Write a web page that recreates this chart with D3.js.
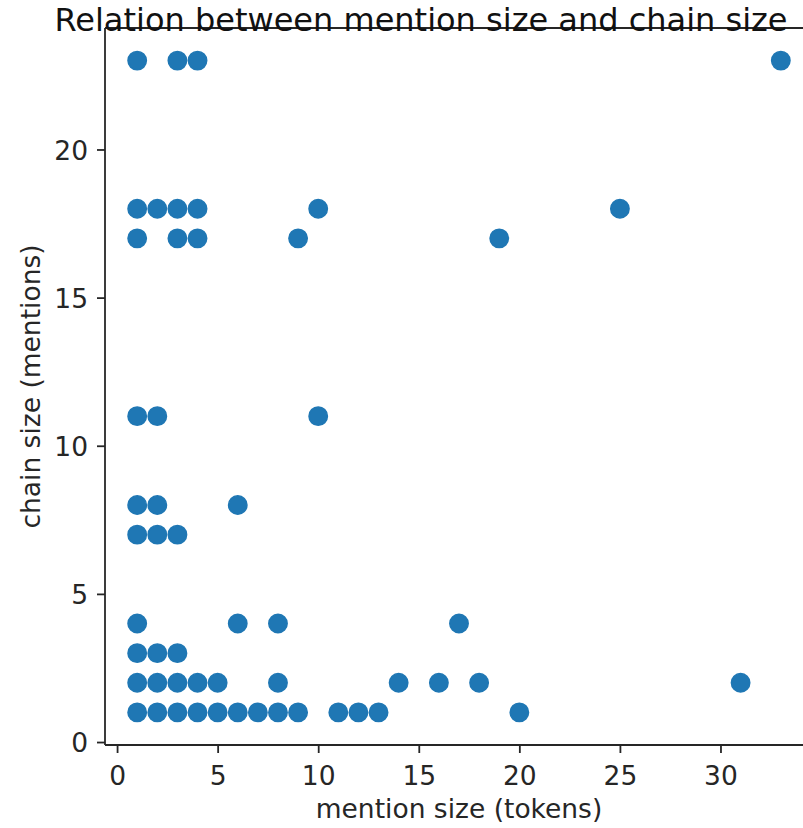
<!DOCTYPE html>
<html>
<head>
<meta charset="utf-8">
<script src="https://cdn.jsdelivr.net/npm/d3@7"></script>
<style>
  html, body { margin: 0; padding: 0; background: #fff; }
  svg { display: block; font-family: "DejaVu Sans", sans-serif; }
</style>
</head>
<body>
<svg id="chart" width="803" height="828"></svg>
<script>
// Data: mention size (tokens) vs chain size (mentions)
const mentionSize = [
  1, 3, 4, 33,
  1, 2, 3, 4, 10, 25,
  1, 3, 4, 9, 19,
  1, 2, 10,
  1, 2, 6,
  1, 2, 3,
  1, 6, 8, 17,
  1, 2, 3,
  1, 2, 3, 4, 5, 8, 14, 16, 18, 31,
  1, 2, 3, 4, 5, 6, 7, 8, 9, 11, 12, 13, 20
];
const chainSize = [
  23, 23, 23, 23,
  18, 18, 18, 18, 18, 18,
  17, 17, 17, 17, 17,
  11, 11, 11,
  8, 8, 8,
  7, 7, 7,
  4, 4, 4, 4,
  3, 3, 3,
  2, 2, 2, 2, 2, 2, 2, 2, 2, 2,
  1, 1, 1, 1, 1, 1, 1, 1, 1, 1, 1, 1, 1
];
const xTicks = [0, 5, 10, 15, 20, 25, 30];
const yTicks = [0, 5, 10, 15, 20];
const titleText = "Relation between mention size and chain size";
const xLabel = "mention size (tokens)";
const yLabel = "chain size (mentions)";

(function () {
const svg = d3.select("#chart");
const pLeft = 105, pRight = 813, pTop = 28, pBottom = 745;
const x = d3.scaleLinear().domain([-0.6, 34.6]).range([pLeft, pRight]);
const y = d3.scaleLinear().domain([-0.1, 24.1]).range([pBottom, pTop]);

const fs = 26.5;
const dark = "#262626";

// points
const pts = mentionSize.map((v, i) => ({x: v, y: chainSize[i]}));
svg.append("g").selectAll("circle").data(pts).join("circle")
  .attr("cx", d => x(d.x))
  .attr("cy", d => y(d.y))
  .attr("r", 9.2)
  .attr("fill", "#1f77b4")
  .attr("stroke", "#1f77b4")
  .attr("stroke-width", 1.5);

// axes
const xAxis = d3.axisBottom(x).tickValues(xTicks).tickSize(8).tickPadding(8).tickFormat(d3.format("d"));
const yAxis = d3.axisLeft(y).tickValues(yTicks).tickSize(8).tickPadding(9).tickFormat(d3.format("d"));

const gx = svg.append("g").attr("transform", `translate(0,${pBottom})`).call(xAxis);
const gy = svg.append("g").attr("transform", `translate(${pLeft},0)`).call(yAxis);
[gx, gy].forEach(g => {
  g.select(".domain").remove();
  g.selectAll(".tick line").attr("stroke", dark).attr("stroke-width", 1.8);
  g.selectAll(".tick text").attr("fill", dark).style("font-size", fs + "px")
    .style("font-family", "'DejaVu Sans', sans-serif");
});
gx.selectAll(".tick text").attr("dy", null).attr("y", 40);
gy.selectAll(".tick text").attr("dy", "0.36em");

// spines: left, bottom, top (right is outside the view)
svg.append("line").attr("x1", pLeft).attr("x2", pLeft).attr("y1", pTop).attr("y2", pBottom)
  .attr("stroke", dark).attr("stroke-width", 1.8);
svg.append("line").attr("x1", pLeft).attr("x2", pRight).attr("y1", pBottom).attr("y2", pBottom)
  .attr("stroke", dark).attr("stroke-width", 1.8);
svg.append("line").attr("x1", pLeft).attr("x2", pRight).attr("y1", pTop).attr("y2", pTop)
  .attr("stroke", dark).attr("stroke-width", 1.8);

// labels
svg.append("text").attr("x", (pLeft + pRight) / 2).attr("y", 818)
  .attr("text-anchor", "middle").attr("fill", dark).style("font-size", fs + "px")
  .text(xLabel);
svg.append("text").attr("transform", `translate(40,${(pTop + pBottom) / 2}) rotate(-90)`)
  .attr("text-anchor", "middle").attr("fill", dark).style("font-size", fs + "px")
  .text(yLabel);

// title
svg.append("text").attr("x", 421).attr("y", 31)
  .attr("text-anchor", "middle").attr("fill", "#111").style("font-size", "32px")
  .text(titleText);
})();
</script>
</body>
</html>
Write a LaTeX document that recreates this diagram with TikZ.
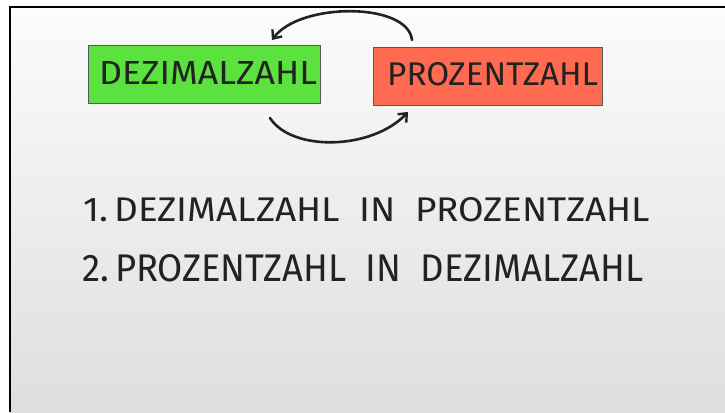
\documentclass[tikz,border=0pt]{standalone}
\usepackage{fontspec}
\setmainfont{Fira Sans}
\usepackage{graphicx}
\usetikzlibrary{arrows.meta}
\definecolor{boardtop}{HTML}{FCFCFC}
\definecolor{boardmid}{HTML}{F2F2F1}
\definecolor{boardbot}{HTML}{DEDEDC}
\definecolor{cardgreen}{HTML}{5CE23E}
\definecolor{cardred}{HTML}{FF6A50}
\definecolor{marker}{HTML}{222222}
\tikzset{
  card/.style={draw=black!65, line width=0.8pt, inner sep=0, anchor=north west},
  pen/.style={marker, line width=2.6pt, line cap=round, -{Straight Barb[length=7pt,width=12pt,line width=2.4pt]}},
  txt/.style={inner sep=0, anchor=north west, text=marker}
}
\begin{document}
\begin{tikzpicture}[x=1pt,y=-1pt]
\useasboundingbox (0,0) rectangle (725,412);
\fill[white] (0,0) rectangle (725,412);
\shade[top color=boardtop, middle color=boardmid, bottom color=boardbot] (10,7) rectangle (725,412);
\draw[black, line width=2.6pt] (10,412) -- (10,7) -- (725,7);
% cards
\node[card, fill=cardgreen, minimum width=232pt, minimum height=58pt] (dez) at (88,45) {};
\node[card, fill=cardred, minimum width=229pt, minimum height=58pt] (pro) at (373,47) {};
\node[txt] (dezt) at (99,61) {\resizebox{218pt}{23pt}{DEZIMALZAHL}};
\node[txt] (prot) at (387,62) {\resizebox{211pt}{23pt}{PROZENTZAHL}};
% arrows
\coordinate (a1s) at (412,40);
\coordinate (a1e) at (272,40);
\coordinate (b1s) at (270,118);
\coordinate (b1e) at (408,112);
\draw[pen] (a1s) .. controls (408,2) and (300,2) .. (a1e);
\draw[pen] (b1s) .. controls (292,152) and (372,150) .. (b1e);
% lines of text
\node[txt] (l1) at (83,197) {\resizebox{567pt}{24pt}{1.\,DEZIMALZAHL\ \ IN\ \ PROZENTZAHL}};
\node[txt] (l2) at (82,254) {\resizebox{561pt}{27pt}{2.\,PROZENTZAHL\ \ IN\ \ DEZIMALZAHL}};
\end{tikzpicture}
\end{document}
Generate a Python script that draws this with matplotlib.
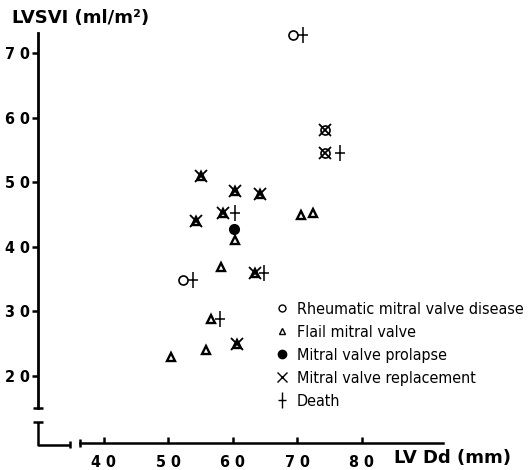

> Your goal: The lines to collect are those holding the string "Write"; copy them all.

> Complete response:
Write a web page that recreates this chart with D3.js.
Write a LaTeX document that recreates this diagram with TikZ.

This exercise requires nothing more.